Veljko Cubrilovic

Veljko Cubrilovic

Veljko Cubrilovic was born in Bosnia-Herzegovina in July, 1895. He became a schoolteacher in Priboj, but in 1914, as a member of the Black Hand secret society, agreed to help Gavrilo Princip, Nedjelko Cabrinovic, and Trifko Grabez to assassinate Archduke Franz Ferdinand. His brother, Vaso Cubrilovic, was also involved in the plot.

On Sunday, 28th June, 1914, Franz Ferdinand and Sophie von Chotkovato were assassinated by Gavrilo Princip. Princip and Nedjelko Cabrinovic were captured and interrogated by the police. They eventually gave the names of their fellow conspirators. Muhamed Mehmedbasic managed to escape to Serbia but Cubrilovic, Danilo Ilic, Vaso Cubrilovic, Cvijetko Popovic and Misko Jovanovic were arrested and charged with treason and murder.

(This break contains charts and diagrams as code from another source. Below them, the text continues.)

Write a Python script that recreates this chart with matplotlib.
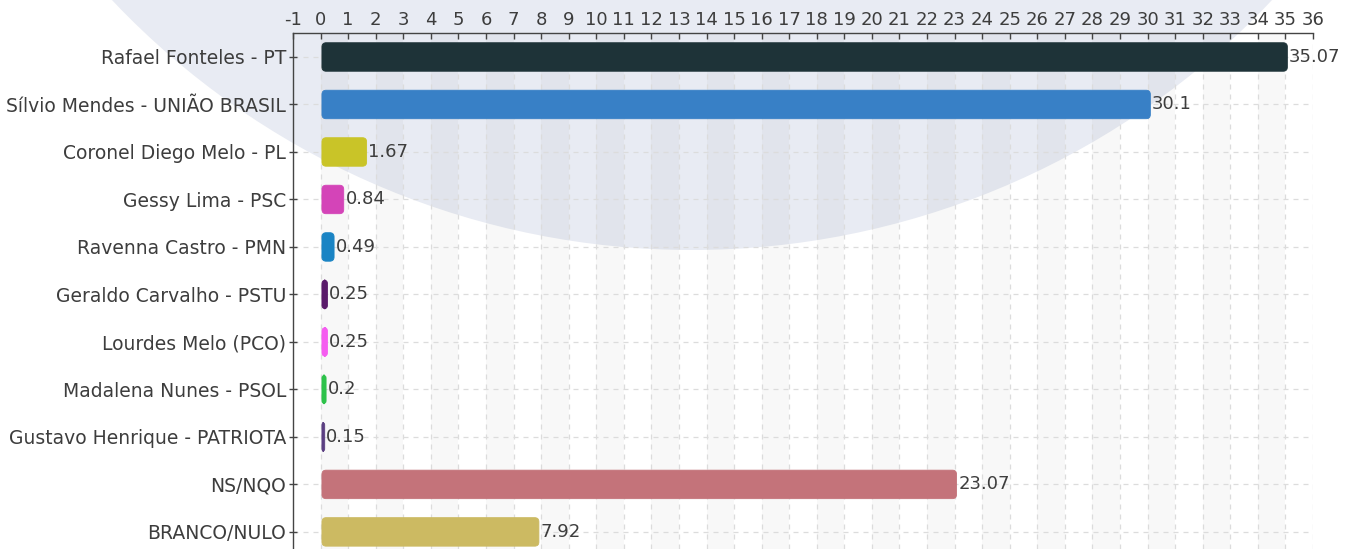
import matplotlib
matplotlib.use("Agg")
import matplotlib.pyplot as plt
from matplotlib.patches import FancyBboxPatch, Circle

categories = ["Rafael Fonteles - PT", "Sílvio Mendes - UNIÃO BRASIL", "Coronel Diego Melo - PL",
              "Gessy Lima - PSC", "Ravenna Castro - PMN", "Geraldo Carvalho - PSTU",
              "Lourdes Melo (PCO)", "Madalena Nunes - PSOL", "Gustavo Henrique - PATRIOTA",
              "NS/NQO", "BRANCO/NULO"]
values = [35.07, 30.1, 1.67, 0.84, 0.49, 0.25, 0.25, 0.2, 0.15, 23.07, 7.92]
value_labels = ["35.07", "30.1", "1.67", "0.84", "0.49", "0.25", "0.25", "0.2", "0.15", "23.07", "7.92"]
colors = ["#1E3338", "#3880C6", "#C9C428", "#D444B8", "#1A84C4", "#5A1A6A",
          "#F55CF0", "#2DC24A", "#5B3F82", "#C4737A", "#CCBA62"]
x_ticks = list(range(-1, 37))

W, H = 1355, 549
fig = plt.figure(figsize=(W / 100, H / 100), dpi=100)
fig.patch.set_facecolor("white")

# decorative background watermark circle
bg = fig.add_axes([0, 0, 1, 1], zorder=0)
bg.set_xlim(0, W)
bg.set_ylim(H, 0)
bg.axis("off")
bg.add_patch(Circle((692, -548), 798, color="#E8EBF3", lw=0))

ax = fig.add_axes([293 / W, 0, (1313 - 293) / W, (H - 33) / H], zorder=1)
ax.set_facecolor("none")

font = "DejaVu Sans"
fw = "normal"
txt_color = "#3d3d3d"
fs_tick = 13
fs_cat = 13.5

y = list(range(len(categories)))
ax.set_xlim(-1, 36)
ax.set_ylim(len(categories) - 1 + 0.36, -0.505)

# alternating vertical bands
for k in range(0, 36, 2):
    ax.axvspan(k, k + 1, color="black", alpha=0.027, lw=0, zorder=0)

# grid lines
for xv in range(0, 37):
    ax.axvline(xv, color="#dcdcdc", lw=0.9, ls=(0, (4, 4)), zorder=0.5)
for yv in y:
    ax.axhline(yv, color="#dcdcdc", lw=0.9, ls=(0, (4, 4)), zorder=0.5)

bars = ax.barh(y, values, height=0.6, color=colors)
ux = 1 / 27.57
uy = 1 / 47.5
asp = uy / ux
for b, c in zip(bars, colors):
    b.set_visible(False)
    w = b.get_width()
    hgt = b.get_height()
    r = min(0.15, w / 2)
    p = FancyBboxPatch((b.get_x() + 0.05, b.get_y()), max(w - 0.05, 0.08), hgt,
                       boxstyle=f"round,pad=0,rounding_size={r}",
                       mutation_aspect=asp, facecolor=c, edgecolor=c, lw=0.6, zorder=2)
    ax.add_patch(p)

for yi, v, lab in zip(y, values, value_labels):
    ax.text(v + 0.06, yi, lab, va="center", ha="left", fontsize=fs_tick,
            family=font, fontweight=fw, color=txt_color, zorder=3)

ax.xaxis.tick_top()
ax.set_xticks(x_ticks)
ax.set_xticklabels([str(t) for t in x_ticks], fontsize=fs_tick, family=font,
                   fontweight=fw, color=txt_color)
ax.tick_params(axis="x", direction="in", length=4, width=1, color="#444", pad=3)
ax.set_yticks(y)
ax.set_yticklabels(categories, fontsize=fs_cat, family=font, fontweight=fw, color=txt_color)
ax.tick_params(axis="y", direction="inout", length=6, width=1, color="#444", pad=2)

for s in ["right", "bottom"]:
    ax.spines[s].set_visible(False)
for s in ["left", "top"]:
    ax.spines[s].set_color("#444")
    ax.spines[s].set_linewidth(1)

fig.savefig("out.png", dpi=100)
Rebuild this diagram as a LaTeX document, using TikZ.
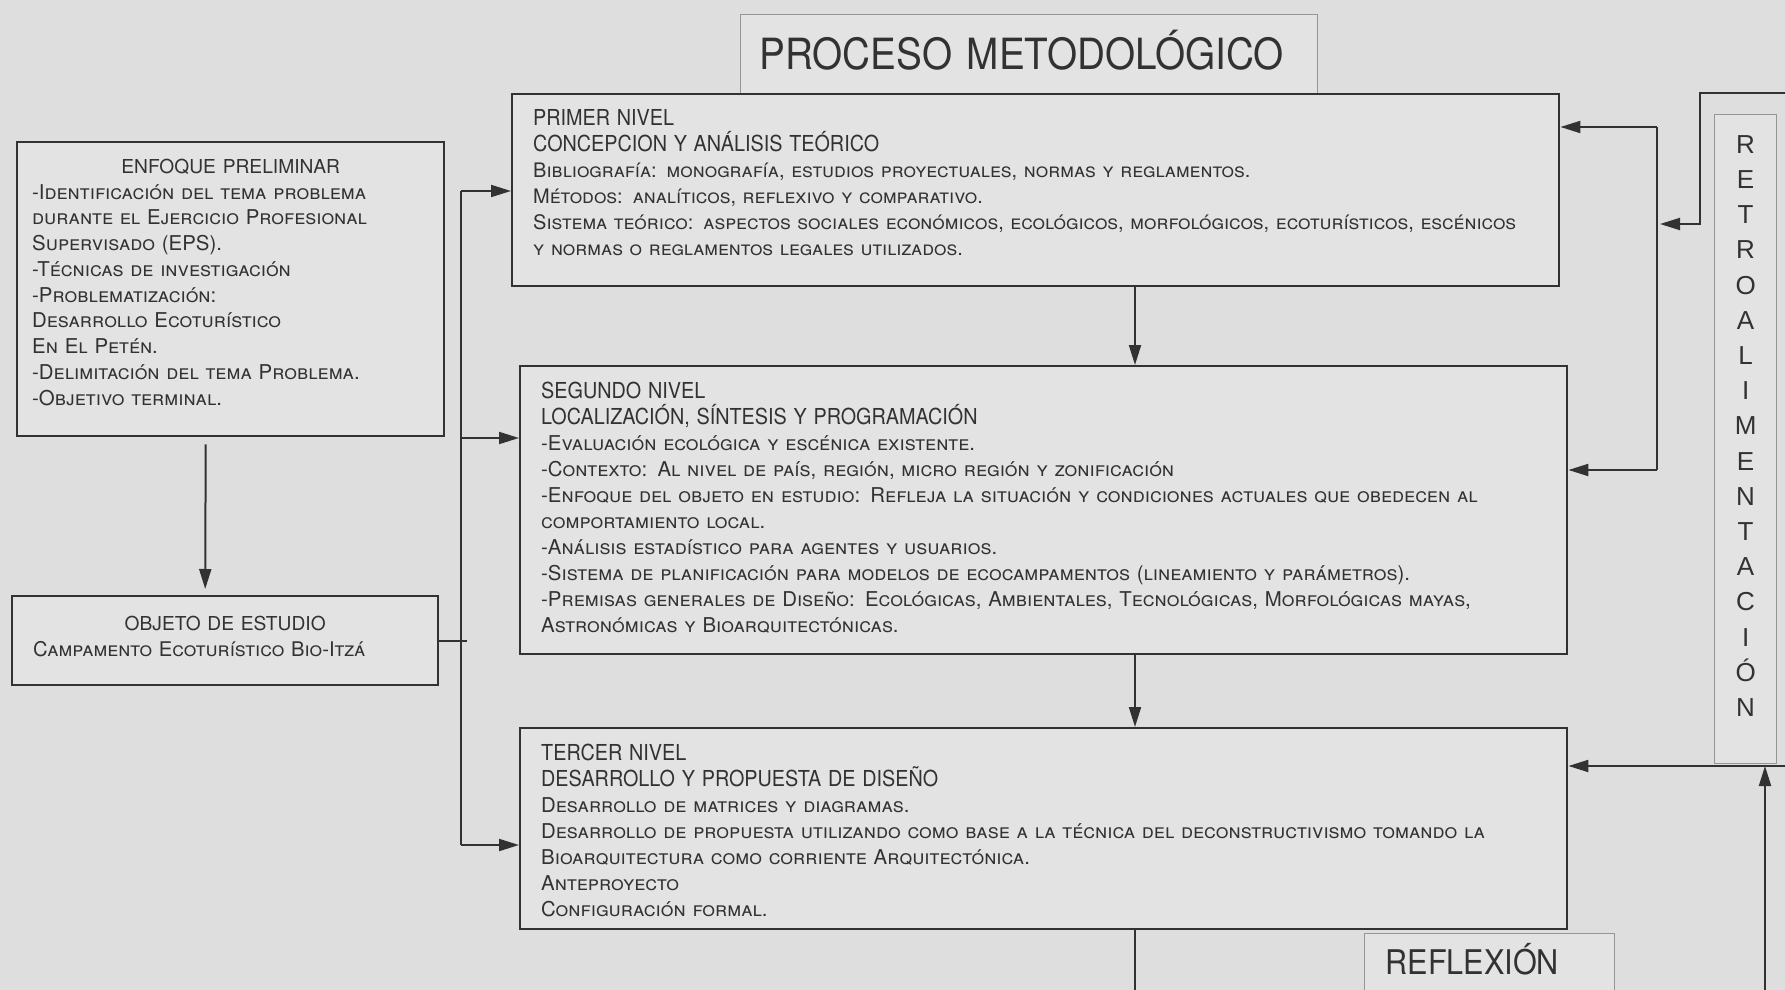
\documentclass[tikz,border=0pt]{standalone}
\usepackage{fontspec}
\setmainfont{TeX Gyre Heros}
\newfontfamily\narrowfont[FakeStretch=0.9]{TeX Gyre Heros}
\newfontfamily\widefont{Liberation Sans}
\usetikzlibrary{arrows.meta, positioning, calc}
\definecolor{paper}{RGB}{222,222,222}
\definecolor{boxfill}{RGB}{227,227,227}
\definecolor{ink}{RGB}{50,50,50}
\definecolor{thinline}{RGB}{150,150,150}
\tikzset{
    block/.style={rectangle, draw=ink, line width=1.2pt, fill=boxfill, anchor=north west, align=left, text=ink, inner xsep=10.5pt, font=\fontsize{10.2}{13}\selectfont\scshape},
    thinbox/.style={rectangle, draw=thinline, line width=0.6pt, fill=boxfill, anchor=north west, text=ink},
    arrow/.style={-{Triangle[length=10pt, width=6pt]}, draw=ink, line width=1pt},
    link/.style={draw=ink, line width=1pt},
}
\newcommand{\lvlhead}[1]{{\narrowfont\upshape\fontsize{11}{13}\selectfont #1}}
\newcommand{\boxhead}[1]{\centerline{\upshape\fontsize{9.6}{13}\selectfont #1}}

\begin{document}
\begin{tikzpicture}[x=0.5pt, y=-0.5pt]
    \fill[paper] (0,0) rectangle (1785,990);
    \useasboundingbox (0,0) rectangle (1785,990);

    % title and side boxes
    \node[thinbox, text width=269.5pt, inner xsep=9.5pt, align=left, minimum height=39.5pt, text height=15.5pt, text depth=0pt, font=\narrowfont\fontsize{21.5}{24}\selectfont] (title) at (740,14) {PROCESO METODOLÓGICO};

    \node[block, text width=198.5pt, inner xsep=7.5pt, inner ysep=8pt, text height=7.5pt, text depth=123.5pt, font=\fontsize{10.2}{12.9}\selectfont\scshape] (enfoque) at (16,141) {%
        \boxhead{ENFOQUE PRELIMINAR}
        -Identificación del tema problema\\
        durante el Ejercicio Profesional\\
        Supervisado (EPS).\\
        -Técnicas de investigación\\
        -Problematización:\\
        Desarrollo Ecoturístico\\
        En El Petén.\\
        -Delimitación del tema Problema.\\
        -Objetivo terminal.};

    \node[block, text width=192pt, inner ysep=9.5pt, text height=7.5pt, text depth=18pt, font=\fontsize{10.1}{13}\selectfont\scshape] (objeto) at (11,595) {%
        \boxhead{OBJETO DE ESTUDIO}
        Campamento Ecoturístico Bio-Itzá};

    % levels
    \node[block, text width=502.5pt, inner ysep=7.5pt, text height=8pt, text depth=73pt, font=\fontsize{10}{13}\selectfont\scshape] (primer) at (511,93) {%
        \lvlhead{PRIMER NIVEL}\\
        \lvlhead{CONCEPCION Y ANÁLISIS TEÓRICO}\\
        Bibliografía: monografía, estudios proyectuales, normas y reglamentos.\\
        Métodos: analíticos, reflexivo y comparativo.\\
        Sistema teórico: aspectos sociales económicos, ecológicos, morfológicos, ecoturísticos, escénicos\\
        y normas o reglamentos legales utilizados.};

    \node[block, text width=502.5pt, inner ysep=8pt, text height=8pt, text depth=120pt] (segundo) at (519,365) {%
        \lvlhead{SEGUNDO NIVEL}\\
        \lvlhead{LOCALIZACIÓN, SÍNTESIS Y PROGRAMACIÓN}\\
        -Evaluación ecológica y escénica existente.\\
        -Contexto: Al nivel de país, región, micro región y zonificación\\
        -Enfoque del objeto en estudio: Refleja la situación y condiciones actuales que obedecen al\\
        comportamiento local.\\
        -Análisis estadístico para agentes y usuarios.\\
        -Sistema de planificación para modelos de ecocampamentos (lineamiento y parámetros).\\
        -Premisas generales de Diseño: Ecológicas, Ambientales, Tecnológicas, Morfológicas mayas,\\
        Astronómicas y Bioarquitectónicas.};

    \node[block, text width=502.5pt, inner ysep=8pt, text height=8pt, text depth=76.5pt] (tercer) at (519,727) {%
        \lvlhead{TERCER NIVEL}\\
        \lvlhead{DESARROLLO Y PROPUESTA DE DISEÑO}\\
        Desarrollo de matrices y diagramas.\\
        Desarrollo de propuesta utilizando como base a la técnica del deconstructivismo tomando la\\
        Bioarquitectura como corriente Arquitectónica.\\
        Anteproyecto\\
        Configuración formal.};

    \node[thinbox, text width=31pt, inner xsep=0pt, inner ysep=10pt, align=center, text height=9.4pt, text depth=295pt, font=\widefont\fontsize{13}{17.6}\selectfont] (retro) at (1714,114) {R\\E\\T\\R\\O\\A\\L\\I\\M\\E\\N\\T\\A\\C\\I\\Ó\\N};

    \node[thinbox, text width=104pt, inner xsep=10.5pt, align=left, minimum height=28.5pt, text height=12.2pt, text depth=0pt, font=\narrowfont\fontsize{17}{20}\selectfont] (reflexion) at (1364,933) {REFLEXIÓN};

    % left bus
    \coordinate (busTop) at (461,191);
    \coordinate (busMid) at (461,438);
    \coordinate (busBot) at (461,845);
    \draw[link] (busTop) -- (busBot);
    \draw[arrow] (busTop) -- (busTop -| primer.west);
    \draw[arrow] (busMid) -- (busMid -| segundo.west);
    \draw[arrow] (busBot) -- (busBot -| tercer.west);
    \draw[link] (objeto.east) -- ([xshift=3pt]busTop |- objeto.east);
    \draw[arrow] ([shift={(-25,7)}]enfoque.south) -- ([shift={(-20,-6)}]objeto.north);

    % main axis
    \coordinate (axis) at (1135,0);
    \coordinate (outBot) at (1135,990);
    \draw[arrow] (primer.south -| axis) -- (segundo.north -| axis);
    \draw[arrow] (segundo.south -| axis) -- (tercer.north -| axis);
    \draw[link] (tercer.south -| axis) -- (outBot);

    % right loop
    \coordinate (loopA) at (1657,127);
    \coordinate (loopB) at (1657,470);
    \draw[link] (loopA) -- (loopB);
    \draw[arrow] (loopA) -- (loopA -| primer.east);
    \draw[arrow] (loopB) -- (loopB -| segundo.east);
    \coordinate (retroTop) at (1785,93);
    \coordinate (retroBend) at (1700,93);
    \coordinate (retroIn) at (1700,224);
    \coordinate (retroTip) at (1660,224);
    \draw[arrow] (retroTop) -- (retroBend) -- (retroIn) -- (retroTip);

    % feedback from below
    \coordinate (feedIn) at (1785,766);
    \coordinate (feedUp) at (1765,990);
    \coordinate (feedJoin) at (1765,766);
    \draw[arrow] (feedIn) -- (feedIn -| tercer.east);
    \draw[arrow] (feedUp) -- (feedJoin);
\end{tikzpicture}
\end{document}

All the men were found guilty. Under Austro-Hungarian law, capital punishment could not be imposed on someone who was under the age of twenty when they had committed the crime. Nedjelko Cabrinovic, Gavrilo Princip and Trifko Grabez therefore received the maximum penalty of twenty years. Vaso Cubrilovic got 16 years and Cvijetko Popovic 13 years. Veljko Cubrilovic, Misko Jovanovic and Danilo Ilic, who helped the assassins kill the royal couple, were executed on 3rd February, 1915.

Primary Sources

(1) Veljko Cubrilovic, statement in court (October, 1914)

I am an opponent of assassinations and revolutions for the traces they leave behind are too bloody. That is the case here. I believe in the evolution of the spirit, of ideas; I rely on progress, not on action.

(2) Dr. Rudolf Zistler defended Veljko Cubrilovic at his trial (October, 1914)

We must not lose sight of the fact that this is a historic trial; that the eyes of the whole world look on this illustrious court today; and that the world waits curiously for the sentence that will be pronounced in this hall of judgment.

Future generations and historians will speak of this trial. For this reason, the sentences must not be brutal; they must be just and endure as a bright page in the annals of criminal jurisprudence, before the tribunal of civilization, and of posterity.